» **Task instructions**:
Pictures excluded, return the lines below from the first through the line holding "const toPoints = vals".
......
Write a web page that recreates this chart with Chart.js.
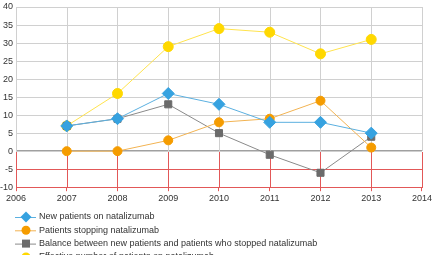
<!DOCTYPE html>
<html>
<head>
<meta charset="utf-8">
<script src="https://cdn.jsdelivr.net/npm/chart.js@4"></script>
<style>
  html, body { margin: 0; padding: 0; background: #fff; }
  canvas { display: block; }
</style>
</head>
<body>
<canvas id="chart" width="434" height="255"></canvas>
<script>
// values
const years = [2007, 2008, 2009, 2010, 2011, 2012, 2013];
const newPatients = [7, 9, 16, 13, 8, 8, 5];
const stoppingPatients = [0, 0, 3, 8, 9, 14, 1];
const balance = [7, 9, 13, 5, -1, -6, 4];
const effective = [7, 16, 29, 34, 33, 27, 31];
const seriesNames = [
  'New patients on natalizumab',
  'Patients stopping natalizumab',
  'Balance between new patients and patients who stopped natalizumab',
  'Effective number of patients on natalizumab'
];

const toPoints = vals => vals.map((v, i) => ({ x: years[i], y: v }));

// vertical grid: gray above zero, red below
const yearGrid = {
  id: 'yearGrid',
  beforeDatasetsDraw(chart) {
    const { ctx, chartArea, scales } = chart;
    const x = scales.x, y = scales.y;
    const y0 = Math.round(y.getPixelForValue(0));
    const bottom = Math.round(chartArea.bottom);
    const top = Math.round(chartArea.top);
    ctx.save();
    x.ticks.forEach(t => {
      const px = Math.round(x.getPixelForValue(t.value));
      ctx.fillStyle = '#d0d0d0';
      ctx.fillRect(px, top, 1, y0 - top);
      ctx.fillStyle = '#e25858';
      ctx.fillRect(px, y0 + 1, 1, bottom - y0);
    });
    ctx.restore();
  }
};

function drawMarker(ctx, style, x, y) {
  ctx.beginPath();
  if (style === 'rectRot') {
    ctx.moveTo(x, y - 5.5); ctx.lineTo(x + 5.5, y); ctx.lineTo(x, y + 5.5); ctx.lineTo(x - 5.5, y);
    ctx.closePath();
  } else if (style === 'rect') {
    ctx.rect(x - 4, y - 4, 8, 8);
  } else {
    ctx.arc(x, y, 4.5, 0, Math.PI * 2);
  }
  ctx.fill();
}

// vertical legend under the axis
const sideLegend = {
  id: 'sideLegend',
  afterDraw(chart) {
    const { ctx } = chart;
    ctx.save();
    ctx.font = '9px "Liberation Sans", Arial, sans-serif';
    ctx.textBaseline = 'middle';
    chart.data.datasets.forEach((ds, i) => {
      const yy = 217 + i * 13.3;
      ctx.strokeStyle = ds.borderColor;
      ctx.lineWidth = 1;
      ctx.beginPath();
      ctx.moveTo(15, yy + 0.5);
      ctx.lineTo(36, yy + 0.5);
      ctx.stroke();
      ctx.fillStyle = ds.pointBackgroundColor;
      drawMarker(ctx, ds.pointStyle, 26, yy);
      ctx.fillStyle = '#333';
      ctx.fillText(seriesNames[i], 39, yy);
    });
    ctx.restore();
  }
};

new Chart(document.getElementById('chart'), {
  type: 'line',
  data: {
    datasets: [
      {
        label: seriesNames[0],
        data: toPoints(newPatients),
        borderColor: '#5bb0e0',
        borderWidth: 1,
        pointStyle: 'rectRot',
        pointRadius: 6,
        pointBackgroundColor: '#36a2e0',
        pointBorderColor: '#36a2e0'
      },
      {
        label: seriesNames[1],
        data: toPoints(stoppingPatients),
        borderColor: '#f2b352',
        borderWidth: 1,
        pointStyle: 'circle',
        pointRadius: 4.5,
        pointBackgroundColor: '#f59c00',
        pointBorderColor: '#f59c00'
      },
      {
        label: seriesNames[2],
        data: toPoints(balance),
        borderColor: '#8a8a8a',
        borderWidth: 1,
        pointStyle: 'rect',
        pointRadius: 5,
        pointBackgroundColor: '#6b6b6b',
        pointBorderColor: '#6b6b6b'
      },
      {
        label: seriesNames[3],
        data: toPoints(effective),
        borderColor: '#ffe34d',
        borderWidth: 1,
        pointStyle: 'circle',
        pointRadius: 5,
        pointBackgroundColor: '#ffd800',
        pointBorderColor: '#ffd800'
      }
    ]
  },
  options: {
    responsive: false,
    animation: false,
    layout: { padding: { left: 0, right: 0, top: 3, bottom: 49 } },
    plugins: { legend: { display: false }, tooltip: { enabled: false } },
    elements: { line: { tension: 0 } },
    scales: {
      x: {
        type: 'linear',
        min: 2006,
        max: 2014,
        border: { display: false },
        grid: { drawOnChartArea: false, tickColor: '#e25858', tickLength: 4 },
        ticks: {
          stepSize: 1,
          autoSkip: false,
          maxRotation: 0,
          padding: 2,
          color: '#333',
          font: { family: '"Liberation Sans", Arial, sans-serif', size: 9 },
          callback: v => String(v)
        }
      },
      y: {
        min: -10,
        max: 40,
        border: { display: false },
        afterFit: scale => { scale.width = 16; scale.paddingTop = 0; scale.paddingBottom = 0; },
        grid: {
          drawTicks: false,
          color: c => c.tick.value < 0 ? '#e25858' : (c.tick.value === 0 ? '#a0a0a0' : '#d0d0d0'),
          lineWidth: c => c.tick.value === 0 ? 1.5 : 1
        },
        ticks: {
          stepSize: 5,
          padding: 3,
          color: '#333',
          font: { family: '"Liberation Sans", Arial, sans-serif', size: 9 }
        }
      }
    }
  },
  plugins: [yearGrid, sideLegend]
});
</script>
</body>
</html>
......
» **Response for this exercise**:
Write a web page that recreates this chart with Chart.js.
<!DOCTYPE html>
<html>
<head>
<meta charset="utf-8">
<script src="https://cdn.jsdelivr.net/npm/chart.js@4"></script>
<style>
  html, body { margin: 0; padding: 0; background: #fff; }
  canvas { display: block; }
</style>
</head>
<body>
<canvas id="chart" width="434" height="255"></canvas>
<script>
// values
const years = [2007, 2008, 2009, 2010, 2011, 2012, 2013];
const newPatients = [7, 9, 16, 13, 8, 8, 5];
const stoppingPatients = [0, 0, 3, 8, 9, 14, 1];
const balance = [7, 9, 13, 5, -1, -6, 4];
const effective = [7, 16, 29, 34, 33, 27, 31];
const seriesNames = [
  'New patients on natalizumab',
  'Patients stopping natalizumab',
  'Balance between new patients and patients who stopped natalizumab',
  'Effective number of patients on natalizumab'
];

const toPoints = vals => vals.map((v, i) => ({ x: years[i], y: v }));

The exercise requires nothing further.